• **DO THIS**
Return each line of the data below exactly, omitting any pictures.

• **RAW DATA**

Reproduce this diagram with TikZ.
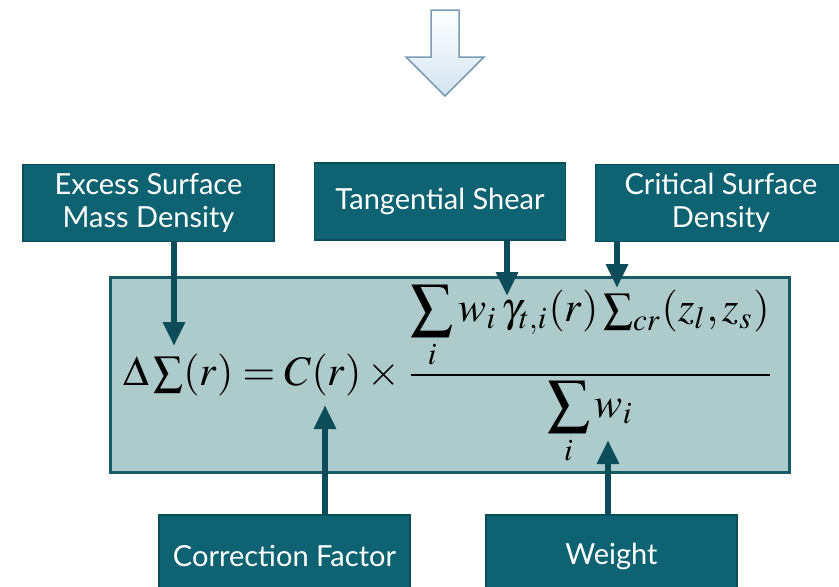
\documentclass[tikz,border=0pt]{standalone}
\usepackage{amsmath}
\usepackage{mathptmx}
\usepackage{graphicx}
\usepackage{fontspec}
\setmainfont{Lato}
\usetikzlibrary{arrows.meta,positioning,calc}
\definecolor{boxteal}{HTML}{0E6373}
\definecolor{boxedge}{HTML}{0A4D59}
\definecolor{eqfill}{HTML}{ADCBCB}
\definecolor{eqedge}{HTML}{175B66}
\definecolor{pointer}{HTML}{0D4D5B}
\definecolor{hollowedge}{HTML}{7A9DB5}
\definecolor{hollowfill}{HTML}{D3E4F1}

\begin{document}
\begin{tikzpicture}[x=1pt,y=-1pt, label/.style={draw=boxedge,fill=boxteal,line width=1.2pt,text=white,align=center,font=\fontsize{29}{33}\selectfont,minimum width=251pt,minimum height=77pt,inner sep=2pt}, pointto/.style={draw=pointer,line width=6pt,-{Triangle[length=24pt,width=21pt]}}]
\useasboundingbox (0,0) rectangle (839,587);
% hollow arrow at the top
\shade[top color=white,bottom color=hollowfill,draw=hollowedge,line width=1.5pt,line join=miter]
  (431,10) -- (459,10) -- (459,57) -- (484,57) -- (445,96) -- (406,57) -- (431,57) -- cycle;
% formula panel
\node[draw=eqedge,fill=eqfill,line width=3pt,minimum width=679pt,minimum height=195pt,inner sep=0pt] (panel) at (449.5,374.5) {};
\node (formula) at (449,375) {\scalebox{4.2}{$\displaystyle \Delta\textstyle\sum\displaystyle(r)=C(r)\times\frac{\displaystyle\sum_i w_i\,\gamma_{t,i}(r)\textstyle\sum\nolimits_{cr}\displaystyle(z_l,z_s)}{\displaystyle\sum_i w_i}$}};
% labels
\node[label] (excess) at (148.5,203) {Excess Surface\\Mass Density};
\node[label] (shear) at (440,201.5) {Tangential Shear};
\node[label] (critical) at (721,203) {Critical Surface\\Density};
\node[label,minimum height=82pt] (correction) at (284.5,556) {Correction Factor};
\node[label,minimum height=82pt] (weight) at (611.5,556) {Weight};
% points in the formula
\coordinate (atdelta) at (174,346);
\coordinate (atgamma) at (507,296);
\coordinate (atcrit) at (617,288);
\coordinate (atcorr) at (325,405);
\coordinate (atweight) at (608,440);
\draw[pointto] (excess.south -| atdelta) -- (atdelta);
\draw[pointto] (shear.south -| atgamma) -- (atgamma);
\draw[pointto] (critical.south -| atcrit) -- (atcrit);
\draw[pointto] (correction.north -| atcorr) -- (atcorr);
\draw[pointto] (weight.north -| atweight) -- (atweight);
\end{tikzpicture}
\end{document}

• **REPLY**
Reproduce this diagram with TikZ.
\documentclass[tikz,border=0pt]{standalone}
\usepackage{amsmath}
\usepackage{mathptmx}
\usepackage{graphicx}
\usepackage{fontspec}
\setmainfont{Lato}
\usetikzlibrary{arrows.meta,positioning,calc}
\definecolor{boxteal}{HTML}{0E6373}
\definecolor{boxedge}{HTML}{0A4D59}
\definecolor{eqfill}{HTML}{ADCBCB}
\definecolor{eqedge}{HTML}{175B66}
\definecolor{pointer}{HTML}{0D4D5B}
\definecolor{hollowedge}{HTML}{7A9DB5}
\definecolor{hollowfill}{HTML}{D3E4F1}

\begin{document}
\begin{tikzpicture}[x=1pt,y=-1pt, label/.style={draw=boxedge,fill=boxteal,line width=1.2pt,text=white,align=center,font=\fontsize{29}{33}\selectfont,minimum width=251pt,minimum height=77pt,inner sep=2pt}, pointto/.style={draw=pointer,line width=6pt,-{Triangle[length=24pt,width=21pt]}}]
\useasboundingbox (0,0) rectangle (839,587);
% hollow arrow at the top
\shade[top color=white,bottom color=hollowfill,draw=hollowedge,line width=1.5pt,line join=miter]
  (431,10) -- (459,10) -- (459,57) -- (484,57) -- (445,96) -- (406,57) -- (431,57) -- cycle;
% formula panel
\node[draw=eqedge,fill=eqfill,line width=3pt,minimum width=679pt,minimum height=195pt,inner sep=0pt] (panel) at (449.5,374.5) {};
\node (formula) at (449,375) {\scalebox{4.2}{$\displaystyle \Delta\textstyle\sum\displaystyle(r)=C(r)\times\frac{\displaystyle\sum_i w_i\,\gamma_{t,i}(r)\textstyle\sum\nolimits_{cr}\displaystyle(z_l,z_s)}{\displaystyle\sum_i w_i}$}};
% labels
\node[label] (excess) at (148.5,203) {Excess Surface\\Mass Density};
\node[label] (shear) at (440,201.5) {Tangential Shear};
\node[label] (critical) at (721,203) {Critical Surface\\Density};
\node[label,minimum height=82pt] (correction) at (284.5,556) {Correction Factor};
\node[label,minimum height=82pt] (weight) at (611.5,556) {Weight};
% points in the formula
\coordinate (atdelta) at (174,346);
\coordinate (atgamma) at (507,296);
\coordinate (atcrit) at (617,288);
\coordinate (atcorr) at (325,405);
\coordinate (atweight) at (608,440);
\draw[pointto] (excess.south -| atdelta) -- (atdelta);
\draw[pointto] (shear.south -| atgamma) -- (atgamma);
\draw[pointto] (critical.south -| atcrit) -- (atcrit);
\draw[pointto] (correction.north -| atcorr) -- (atcorr);
\draw[pointto] (weight.north -| atweight) -- (atweight);
\end{tikzpicture}
\end{document}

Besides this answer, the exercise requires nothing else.